I am not sure where the dead plants end up. But I like to think they are burned at the BRESCO energy-producing incinerator on Russell Street. Somehow the image of ashes to ashes, Better Boys to steam, is comforting to me.As I prepared the garden for its demise, I took stock, evaluating the performances of various plants.
The sunflowers were a dramatic, crashing failure. They shot up like a high-rise apartment building, blocking light, dominating the landscape. Then a summer storm swept through and the sunflowers came down faster than the Broadway Homes in East Baltimore.
The mint was persistent, at times "in your face." It reminded me of Al Gore. The horseradish plants, tall and hollow, reminded me of George W. Bush.

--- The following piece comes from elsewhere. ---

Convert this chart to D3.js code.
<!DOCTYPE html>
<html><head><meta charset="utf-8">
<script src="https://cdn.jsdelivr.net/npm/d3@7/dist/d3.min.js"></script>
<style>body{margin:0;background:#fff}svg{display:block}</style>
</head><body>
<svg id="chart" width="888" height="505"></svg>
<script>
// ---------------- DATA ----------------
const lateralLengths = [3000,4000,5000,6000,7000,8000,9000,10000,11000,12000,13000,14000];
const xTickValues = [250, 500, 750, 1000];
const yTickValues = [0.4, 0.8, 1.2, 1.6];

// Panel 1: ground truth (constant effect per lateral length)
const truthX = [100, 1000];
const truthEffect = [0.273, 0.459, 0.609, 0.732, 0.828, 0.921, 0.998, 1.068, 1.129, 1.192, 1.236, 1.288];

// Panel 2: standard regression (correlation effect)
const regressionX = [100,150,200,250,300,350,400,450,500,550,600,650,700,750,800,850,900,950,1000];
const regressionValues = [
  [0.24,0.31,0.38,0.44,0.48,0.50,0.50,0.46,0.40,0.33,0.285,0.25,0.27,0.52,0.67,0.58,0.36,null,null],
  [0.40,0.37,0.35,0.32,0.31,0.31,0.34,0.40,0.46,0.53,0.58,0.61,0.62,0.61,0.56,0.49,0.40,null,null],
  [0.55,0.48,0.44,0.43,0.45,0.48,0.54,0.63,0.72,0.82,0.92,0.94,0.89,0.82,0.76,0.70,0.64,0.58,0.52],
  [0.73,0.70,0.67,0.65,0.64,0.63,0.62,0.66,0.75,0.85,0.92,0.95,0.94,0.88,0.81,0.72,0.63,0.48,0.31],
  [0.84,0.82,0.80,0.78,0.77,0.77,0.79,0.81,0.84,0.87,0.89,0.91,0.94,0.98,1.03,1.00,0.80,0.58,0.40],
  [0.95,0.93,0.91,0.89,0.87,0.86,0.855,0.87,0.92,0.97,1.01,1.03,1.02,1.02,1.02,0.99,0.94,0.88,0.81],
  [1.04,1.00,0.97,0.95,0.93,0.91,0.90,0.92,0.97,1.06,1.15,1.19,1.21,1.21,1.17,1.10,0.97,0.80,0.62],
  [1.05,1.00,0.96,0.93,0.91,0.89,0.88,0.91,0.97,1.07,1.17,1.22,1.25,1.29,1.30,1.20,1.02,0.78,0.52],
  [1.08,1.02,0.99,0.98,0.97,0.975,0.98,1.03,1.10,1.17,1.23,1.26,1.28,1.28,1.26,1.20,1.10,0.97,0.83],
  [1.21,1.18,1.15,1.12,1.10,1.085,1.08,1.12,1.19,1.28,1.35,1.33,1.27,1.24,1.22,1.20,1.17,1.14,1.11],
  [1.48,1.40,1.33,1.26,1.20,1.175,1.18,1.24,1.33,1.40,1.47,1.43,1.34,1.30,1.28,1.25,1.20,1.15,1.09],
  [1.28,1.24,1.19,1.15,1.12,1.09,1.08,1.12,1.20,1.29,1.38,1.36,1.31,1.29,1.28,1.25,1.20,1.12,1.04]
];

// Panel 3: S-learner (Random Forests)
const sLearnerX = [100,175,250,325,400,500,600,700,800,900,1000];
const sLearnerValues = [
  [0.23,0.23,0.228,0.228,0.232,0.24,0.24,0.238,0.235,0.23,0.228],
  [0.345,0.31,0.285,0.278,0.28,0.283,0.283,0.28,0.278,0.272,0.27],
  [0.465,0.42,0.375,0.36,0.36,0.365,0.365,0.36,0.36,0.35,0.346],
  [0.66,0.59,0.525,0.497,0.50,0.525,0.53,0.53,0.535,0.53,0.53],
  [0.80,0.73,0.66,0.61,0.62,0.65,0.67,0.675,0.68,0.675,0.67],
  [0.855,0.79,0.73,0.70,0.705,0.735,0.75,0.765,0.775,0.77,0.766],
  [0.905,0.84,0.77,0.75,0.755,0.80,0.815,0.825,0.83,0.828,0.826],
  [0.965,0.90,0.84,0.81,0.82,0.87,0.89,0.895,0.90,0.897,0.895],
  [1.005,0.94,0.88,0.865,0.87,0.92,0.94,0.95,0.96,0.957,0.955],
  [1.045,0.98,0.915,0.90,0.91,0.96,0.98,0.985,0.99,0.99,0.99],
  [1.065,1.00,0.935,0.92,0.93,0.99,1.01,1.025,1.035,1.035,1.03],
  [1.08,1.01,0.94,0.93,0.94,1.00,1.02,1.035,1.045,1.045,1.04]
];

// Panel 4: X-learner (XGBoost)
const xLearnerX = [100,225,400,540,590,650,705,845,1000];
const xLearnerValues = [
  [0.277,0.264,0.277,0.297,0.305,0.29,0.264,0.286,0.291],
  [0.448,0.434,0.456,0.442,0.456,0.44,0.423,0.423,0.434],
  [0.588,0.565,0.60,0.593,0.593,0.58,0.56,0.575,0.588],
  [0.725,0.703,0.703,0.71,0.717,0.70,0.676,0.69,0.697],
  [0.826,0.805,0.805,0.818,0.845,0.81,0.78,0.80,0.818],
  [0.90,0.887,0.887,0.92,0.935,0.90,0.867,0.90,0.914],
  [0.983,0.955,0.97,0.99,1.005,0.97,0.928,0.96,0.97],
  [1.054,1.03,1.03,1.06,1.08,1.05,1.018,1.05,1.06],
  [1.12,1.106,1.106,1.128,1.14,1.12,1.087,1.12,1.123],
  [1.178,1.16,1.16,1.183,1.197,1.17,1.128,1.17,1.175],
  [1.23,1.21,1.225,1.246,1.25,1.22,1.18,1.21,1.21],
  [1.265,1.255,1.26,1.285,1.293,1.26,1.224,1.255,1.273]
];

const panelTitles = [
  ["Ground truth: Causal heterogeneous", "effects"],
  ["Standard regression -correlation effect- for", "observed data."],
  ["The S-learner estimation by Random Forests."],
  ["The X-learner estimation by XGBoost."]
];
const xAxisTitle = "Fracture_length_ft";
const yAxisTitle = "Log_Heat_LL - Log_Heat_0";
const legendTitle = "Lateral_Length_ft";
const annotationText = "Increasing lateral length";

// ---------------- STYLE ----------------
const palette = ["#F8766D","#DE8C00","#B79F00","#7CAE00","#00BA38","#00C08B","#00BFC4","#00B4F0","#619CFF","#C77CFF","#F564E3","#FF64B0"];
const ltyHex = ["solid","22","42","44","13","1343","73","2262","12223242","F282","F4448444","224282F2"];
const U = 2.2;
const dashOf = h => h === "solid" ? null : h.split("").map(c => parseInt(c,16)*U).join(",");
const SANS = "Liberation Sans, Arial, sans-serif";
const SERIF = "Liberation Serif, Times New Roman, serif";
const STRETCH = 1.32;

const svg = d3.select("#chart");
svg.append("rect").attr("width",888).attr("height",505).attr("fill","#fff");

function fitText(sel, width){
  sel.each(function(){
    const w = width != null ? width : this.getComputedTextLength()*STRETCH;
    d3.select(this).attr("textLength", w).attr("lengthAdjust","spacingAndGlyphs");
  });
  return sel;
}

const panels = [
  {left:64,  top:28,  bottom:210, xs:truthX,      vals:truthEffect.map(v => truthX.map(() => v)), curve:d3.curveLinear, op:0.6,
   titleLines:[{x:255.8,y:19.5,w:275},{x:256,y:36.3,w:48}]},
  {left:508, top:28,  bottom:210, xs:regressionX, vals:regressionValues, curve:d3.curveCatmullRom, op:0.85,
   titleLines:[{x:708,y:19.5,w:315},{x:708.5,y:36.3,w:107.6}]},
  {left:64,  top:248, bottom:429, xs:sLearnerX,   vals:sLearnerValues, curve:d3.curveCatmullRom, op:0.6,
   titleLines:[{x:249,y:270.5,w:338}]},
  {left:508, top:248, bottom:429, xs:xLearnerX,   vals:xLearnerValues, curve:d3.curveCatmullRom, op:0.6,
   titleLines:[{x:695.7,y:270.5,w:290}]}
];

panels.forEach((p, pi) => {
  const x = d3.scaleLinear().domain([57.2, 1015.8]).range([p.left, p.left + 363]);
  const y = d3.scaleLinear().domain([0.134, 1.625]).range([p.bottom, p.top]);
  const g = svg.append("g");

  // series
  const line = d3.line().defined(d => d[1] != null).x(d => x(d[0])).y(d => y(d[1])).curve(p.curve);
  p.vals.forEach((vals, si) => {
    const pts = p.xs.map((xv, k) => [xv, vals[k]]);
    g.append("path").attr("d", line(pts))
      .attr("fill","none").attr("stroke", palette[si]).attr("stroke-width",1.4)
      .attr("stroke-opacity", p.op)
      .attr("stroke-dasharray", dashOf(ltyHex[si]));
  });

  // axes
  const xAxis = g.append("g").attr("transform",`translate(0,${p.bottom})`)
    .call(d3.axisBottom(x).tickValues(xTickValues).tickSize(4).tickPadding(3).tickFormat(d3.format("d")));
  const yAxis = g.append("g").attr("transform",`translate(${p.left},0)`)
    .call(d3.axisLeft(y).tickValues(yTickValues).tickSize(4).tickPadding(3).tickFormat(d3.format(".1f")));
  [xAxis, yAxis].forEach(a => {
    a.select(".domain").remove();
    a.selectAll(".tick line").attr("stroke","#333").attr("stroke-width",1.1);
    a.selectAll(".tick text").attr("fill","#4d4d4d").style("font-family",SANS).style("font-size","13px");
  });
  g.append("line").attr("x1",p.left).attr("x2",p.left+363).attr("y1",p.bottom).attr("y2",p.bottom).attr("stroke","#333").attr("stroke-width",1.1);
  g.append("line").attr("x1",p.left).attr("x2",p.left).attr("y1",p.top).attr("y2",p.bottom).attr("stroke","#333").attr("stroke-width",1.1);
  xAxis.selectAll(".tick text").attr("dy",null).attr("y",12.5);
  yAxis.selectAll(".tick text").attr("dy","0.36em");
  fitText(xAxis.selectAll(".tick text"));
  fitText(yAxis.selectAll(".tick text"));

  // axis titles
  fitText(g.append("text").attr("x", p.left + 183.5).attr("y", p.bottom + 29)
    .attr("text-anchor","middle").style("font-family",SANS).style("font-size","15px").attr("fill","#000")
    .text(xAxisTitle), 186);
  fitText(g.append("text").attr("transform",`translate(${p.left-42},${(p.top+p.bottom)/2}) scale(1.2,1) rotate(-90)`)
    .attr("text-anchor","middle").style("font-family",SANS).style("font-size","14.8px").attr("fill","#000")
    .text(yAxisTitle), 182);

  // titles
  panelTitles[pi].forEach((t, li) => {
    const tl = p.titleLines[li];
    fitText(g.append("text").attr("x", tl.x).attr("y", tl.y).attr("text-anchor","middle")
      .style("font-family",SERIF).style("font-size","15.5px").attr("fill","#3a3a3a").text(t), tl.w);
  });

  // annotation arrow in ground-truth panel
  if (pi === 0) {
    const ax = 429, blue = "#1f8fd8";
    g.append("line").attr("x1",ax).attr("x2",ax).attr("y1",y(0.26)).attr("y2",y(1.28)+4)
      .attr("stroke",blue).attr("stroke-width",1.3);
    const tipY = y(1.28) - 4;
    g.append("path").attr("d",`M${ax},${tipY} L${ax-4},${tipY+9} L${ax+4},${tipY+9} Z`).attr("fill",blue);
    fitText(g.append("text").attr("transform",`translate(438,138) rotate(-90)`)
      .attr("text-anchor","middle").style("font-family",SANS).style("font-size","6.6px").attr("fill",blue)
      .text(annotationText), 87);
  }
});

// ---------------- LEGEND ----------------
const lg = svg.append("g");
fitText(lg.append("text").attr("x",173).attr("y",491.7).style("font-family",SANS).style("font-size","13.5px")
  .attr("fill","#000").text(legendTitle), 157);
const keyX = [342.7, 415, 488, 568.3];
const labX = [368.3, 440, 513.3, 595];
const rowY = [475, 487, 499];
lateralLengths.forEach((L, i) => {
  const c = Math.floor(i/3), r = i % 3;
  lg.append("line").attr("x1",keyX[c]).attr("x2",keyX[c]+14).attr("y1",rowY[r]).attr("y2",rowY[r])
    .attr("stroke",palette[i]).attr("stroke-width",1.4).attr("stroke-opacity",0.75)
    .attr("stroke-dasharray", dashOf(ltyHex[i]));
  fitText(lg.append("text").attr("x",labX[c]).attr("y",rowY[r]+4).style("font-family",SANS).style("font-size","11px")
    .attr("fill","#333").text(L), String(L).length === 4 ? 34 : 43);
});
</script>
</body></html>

The tomatoes were fat, slow to ripen. They did not have to struggle much this summer, thanks to the abundant rain, and as a result they were softer than normal and lacked character.
The peppers have been quiet. But now, as autumn softens the sun, they might be rallying.
As I stood in the garden last Saturday I could see football and soccer teams playing in distant parts of the park. These games had replaced the softball and baseball contests of the summer. The change of sporting teams was another reminder that the garden was almost gone.
I was tempted to yank out everything; even the promising peppers, and leave. But instead of "adieu," I opted for "see ya later," and let the garden, and my hopes, linger for another week.